== Task statement ==
Nothing but the lines from the top of the data to the line holding "412.5, 437.5, 462.5]" should be printed, word for word and both ends included; leave the pictures out.

[START OF Dataset content]

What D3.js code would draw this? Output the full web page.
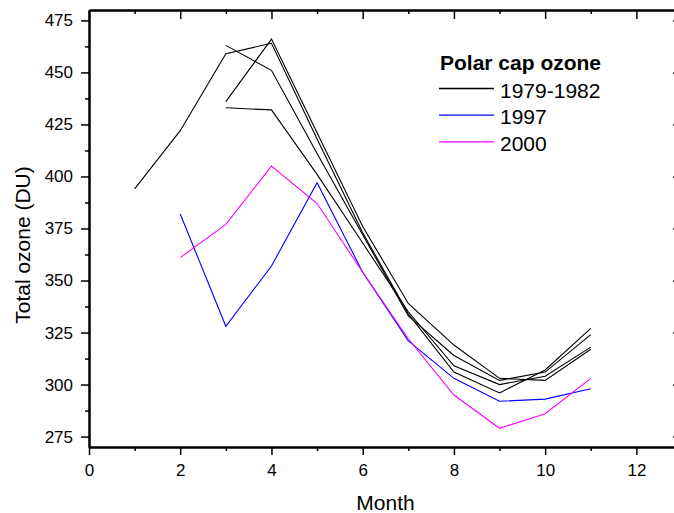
<!DOCTYPE html>
<html lang="en">
<head>
  <meta charset="UTF-8">
  <title>Polar cap ozone</title>
  <script src="https://cdn.jsdelivr.net/npm/d3@7"></script>
  <style>
    body { margin: 0; background: #fff; }
    svg { display: block; font-family: "Liberation Sans", Arial, sans-serif; }
    .axis path { stroke: #000; stroke-width: 2; }
    .axis line { stroke: #000; stroke-width: 1.5; }
    .axis text { font-size: 17px; fill: #000; font-family: "Liberation Sans", Arial, sans-serif; }
  </style>
</head>
<body>
  <script>
    // data
    var months = [1, 2, 3, 4, 5, 6, 7, 8, 9, 10, 11]
    var y1979 = [394, 422, 459, 464, 418, 373, 334, 306, 296, 307, 327]
    var y1980 = [null, null, 463, 451, 411, 372, 333, 314, 302, 306, 324]
    var y1981 = [null, null, 436, 466, 421, 376, 339, 319, 303, 302, 317]
    var y1982 = [null, null, 433, 432, 401, 368, 335, 309, 300, 304, 318]
    var y1997 = [null, 382, 328, 357, 397, 354, 321, 303, 292, 293, 298]
    var y2000 = [null, 361, 377, 405, 387, 354, 322, 295, 279, 286, 303]
    var xMajor = [0, 2, 4, 6, 8, 10, 12]
    var xMinor = [1, 3, 5, 7, 9, 11]
    var yMajor = [275, 300, 325, 350, 375, 400, 425, 450, 475]
    var yMinor = [287.5, 312.5, 337.5, 362.5, 387.5, 412.5, 437.5, 462.5]

    var series = [
      { name: '1979', vals: y1979, color: '#000000' },
      { name: '1980', vals: y1980, color: '#000000' },
      { name: '1981', vals: y1981, color: '#000000' },
      { name: '1982', vals: y1982, color: '#000000' },
      { name: '1997', vals: y1997, color: '#0000ff' },
      { name: '2000', vals: y2000, color: '#ff00ff' }
    ]
    var legendItems = [
      { label: '1979-1982', color: '#000000' },
      { label: '1997', color: '#0000ff' },
      { label: '2000', color: '#ff00ff' }
    ]

    var w = 674, h = 513
    // plot frame (window.top is reserved, so use a prefix)
    var pL = 89, pR = 682, pT = 10, pB = 447

    var x = d3.scaleLinear().domain([0, 13]).range([pL, pR])
    var y = d3.scaleLinear().domain([270, 480]).range([pB, pT])

    var svg = d3.select('body').append('svg').attr('width', w).attr('height', h)

    // lines
    var line = d3.line()
      .defined(function (d) { return d[1] != null })
      .x(function (d) { return x(d[0]) })
      .y(function (d) { return y(d[1]) })

    svg.selectAll('path.series').data(series).enter().append('path')
      .attr('class', 'series')
      .attr('fill', 'none')
      .attr('stroke', function (d) { return d.color })
      .attr('stroke-width', 1.1)
      .attr('d', function (d) {
        return line(months.map(function (m, i) { return [m, d.vals[i]] }))
      })

    // axes: major + minor ticks on all four sides
    function addAxis(gen, tr, vals, size, labels) {
      var a = gen.tickValues(vals).tickSize(size).tickSizeOuter(0)
      if (!labels) a.tickFormat('')
      var g = svg.append('g').attr('class', 'axis').attr('transform', tr).call(a)
      return g
    }
    var gb = addAxis(d3.axisBottom(x), 'translate(0,' + pB + ')', xMajor, 8, true)
    gb.selectAll('text').attr('dy', '1.05em')
    addAxis(d3.axisBottom(x), 'translate(0,' + pB + ')', xMinor, 4, false)
    var gl = addAxis(d3.axisLeft(y), 'translate(' + pL + ',0)', yMajor, 8, true)
    gl.selectAll('text').attr('x', -16)
    addAxis(d3.axisLeft(y), 'translate(' + pL + ',0)', yMinor, 4, false)
    addAxis(d3.axisBottom(x), 'translate(0,' + pT + ')', xMajor, 9, false)
    addAxis(d3.axisBottom(x), 'translate(0,' + pT + ')', xMinor, 4, false)
    addAxis(d3.axisLeft(y), 'translate(' + pR + ',0)', yMajor, 9, false)
    addAxis(d3.axisLeft(y), 'translate(' + pR + ',0)', yMinor, 4, false)

    // axis titles
    svg.append('text').attr('x', (pL + pR) / 2).attr('y', 510)
      .attr('text-anchor', 'middle').attr('font-size', 21).text('Month')
    svg.append('text').attr('transform', 'translate(30,245) rotate(-90)')
      .attr('text-anchor', 'middle').attr('font-size', 21).text('Total ozone (DU)')

    // legend
    var lg = svg.append('g').attr('transform', 'translate(440,0)')
    lg.append('text').attr('x', 0).attr('y', 70).attr('font-size', 21)
      .attr('font-weight', 'bold').text('Polar cap ozone')
    var item = lg.selectAll('g.item').data(legendItems).enter().append('g')
      .attr('class', 'item')
      .attr('transform', function (d, i) { return 'translate(0,' + (88.5 + i * 26.7) + ')' })
    item.append('line').attr('x1', -1).attr('x2', 54).attr('y1', 0).attr('y2', 0)
      .attr('stroke', function (d) { return d.color }).attr('stroke-width', 1.3)
    item.append('text').attr('x', 60).attr('y', 9).attr('font-size', 21)
      .text(function (d) { return d.label })
  </script>
</body>
</html>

[END OF Dataset content]

== Full response ==
What D3.js code would draw this? Output the full web page.
<!DOCTYPE html>
<html lang="en">
<head>
  <meta charset="UTF-8">
  <title>Polar cap ozone</title>
  <script src="https://cdn.jsdelivr.net/npm/d3@7"></script>
  <style>
    body { margin: 0; background: #fff; }
    svg { display: block; font-family: "Liberation Sans", Arial, sans-serif; }
    .axis path { stroke: #000; stroke-width: 2; }
    .axis line { stroke: #000; stroke-width: 1.5; }
    .axis text { font-size: 17px; fill: #000; font-family: "Liberation Sans", Arial, sans-serif; }
  </style>
</head>
<body>
  <script>
    // data
    var months = [1, 2, 3, 4, 5, 6, 7, 8, 9, 10, 11]
    var y1979 = [394, 422, 459, 464, 418, 373, 334, 306, 296, 307, 327]
    var y1980 = [null, null, 463, 451, 411, 372, 333, 314, 302, 306, 324]
    var y1981 = [null, null, 436, 466, 421, 376, 339, 319, 303, 302, 317]
    var y1982 = [null, null, 433, 432, 401, 368, 335, 309, 300, 304, 318]
    var y1997 = [null, 382, 328, 357, 397, 354, 321, 303, 292, 293, 298]
    var y2000 = [null, 361, 377, 405, 387, 354, 322, 295, 279, 286, 303]
    var xMajor = [0, 2, 4, 6, 8, 10, 12]
    var xMinor = [1, 3, 5, 7, 9, 11]
    var yMajor = [275, 300, 325, 350, 375, 400, 425, 450, 475]
    var yMinor = [287.5, 312.5, 337.5, 362.5, 387.5, 412.5, 437.5, 462.5]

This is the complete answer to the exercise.